------ DATA BLOCK ------

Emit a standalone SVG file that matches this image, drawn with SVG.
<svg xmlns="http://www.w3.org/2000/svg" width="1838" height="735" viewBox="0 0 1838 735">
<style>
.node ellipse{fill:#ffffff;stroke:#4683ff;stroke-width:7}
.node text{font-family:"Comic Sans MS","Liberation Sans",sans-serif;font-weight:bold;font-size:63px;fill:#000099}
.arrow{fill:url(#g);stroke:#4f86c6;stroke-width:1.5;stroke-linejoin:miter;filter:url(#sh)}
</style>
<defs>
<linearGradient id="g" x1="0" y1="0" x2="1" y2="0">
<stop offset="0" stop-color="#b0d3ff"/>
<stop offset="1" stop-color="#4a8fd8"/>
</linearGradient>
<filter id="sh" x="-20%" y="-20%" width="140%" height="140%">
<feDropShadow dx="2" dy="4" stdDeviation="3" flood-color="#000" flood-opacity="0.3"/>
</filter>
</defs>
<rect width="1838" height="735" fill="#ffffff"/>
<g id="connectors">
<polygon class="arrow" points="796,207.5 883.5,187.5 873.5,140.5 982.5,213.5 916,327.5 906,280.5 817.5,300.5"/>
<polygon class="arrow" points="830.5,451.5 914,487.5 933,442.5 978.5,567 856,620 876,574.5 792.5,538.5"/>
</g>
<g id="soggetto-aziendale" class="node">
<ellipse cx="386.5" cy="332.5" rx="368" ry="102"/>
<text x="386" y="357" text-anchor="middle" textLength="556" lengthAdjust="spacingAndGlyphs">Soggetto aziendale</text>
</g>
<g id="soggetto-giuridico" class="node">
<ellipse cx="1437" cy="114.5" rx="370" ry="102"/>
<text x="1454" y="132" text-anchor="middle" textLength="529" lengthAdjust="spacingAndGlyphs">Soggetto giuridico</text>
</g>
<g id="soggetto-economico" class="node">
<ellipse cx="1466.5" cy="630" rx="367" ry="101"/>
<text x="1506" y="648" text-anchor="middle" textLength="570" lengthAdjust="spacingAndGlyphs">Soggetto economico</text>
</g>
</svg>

------

- **AIM OF THE TASK**: Repeat the data in its entirety, character for character.

- **REPLY TO THE TASK**:
Emit a standalone SVG file that matches this image, drawn with SVG.
<svg xmlns="http://www.w3.org/2000/svg" width="1838" height="735" viewBox="0 0 1838 735">
<style>
.node ellipse{fill:#ffffff;stroke:#4683ff;stroke-width:7}
.node text{font-family:"Comic Sans MS","Liberation Sans",sans-serif;font-weight:bold;font-size:63px;fill:#000099}
.arrow{fill:url(#g);stroke:#4f86c6;stroke-width:1.5;stroke-linejoin:miter;filter:url(#sh)}
</style>
<defs>
<linearGradient id="g" x1="0" y1="0" x2="1" y2="0">
<stop offset="0" stop-color="#b0d3ff"/>
<stop offset="1" stop-color="#4a8fd8"/>
</linearGradient>
<filter id="sh" x="-20%" y="-20%" width="140%" height="140%">
<feDropShadow dx="2" dy="4" stdDeviation="3" flood-color="#000" flood-opacity="0.3"/>
</filter>
</defs>
<rect width="1838" height="735" fill="#ffffff"/>
<g id="connectors">
<polygon class="arrow" points="796,207.5 883.5,187.5 873.5,140.5 982.5,213.5 916,327.5 906,280.5 817.5,300.5"/>
<polygon class="arrow" points="830.5,451.5 914,487.5 933,442.5 978.5,567 856,620 876,574.5 792.5,538.5"/>
</g>
<g id="soggetto-aziendale" class="node">
<ellipse cx="386.5" cy="332.5" rx="368" ry="102"/>
<text x="386" y="357" text-anchor="middle" textLength="556" lengthAdjust="spacingAndGlyphs">Soggetto aziendale</text>
</g>
<g id="soggetto-giuridico" class="node">
<ellipse cx="1437" cy="114.5" rx="370" ry="102"/>
<text x="1454" y="132" text-anchor="middle" textLength="529" lengthAdjust="spacingAndGlyphs">Soggetto giuridico</text>
</g>
<g id="soggetto-economico" class="node">
<ellipse cx="1466.5" cy="630" rx="367" ry="101"/>
<text x="1506" y="648" text-anchor="middle" textLength="570" lengthAdjust="spacingAndGlyphs">Soggetto economico</text>
</g>
</svg>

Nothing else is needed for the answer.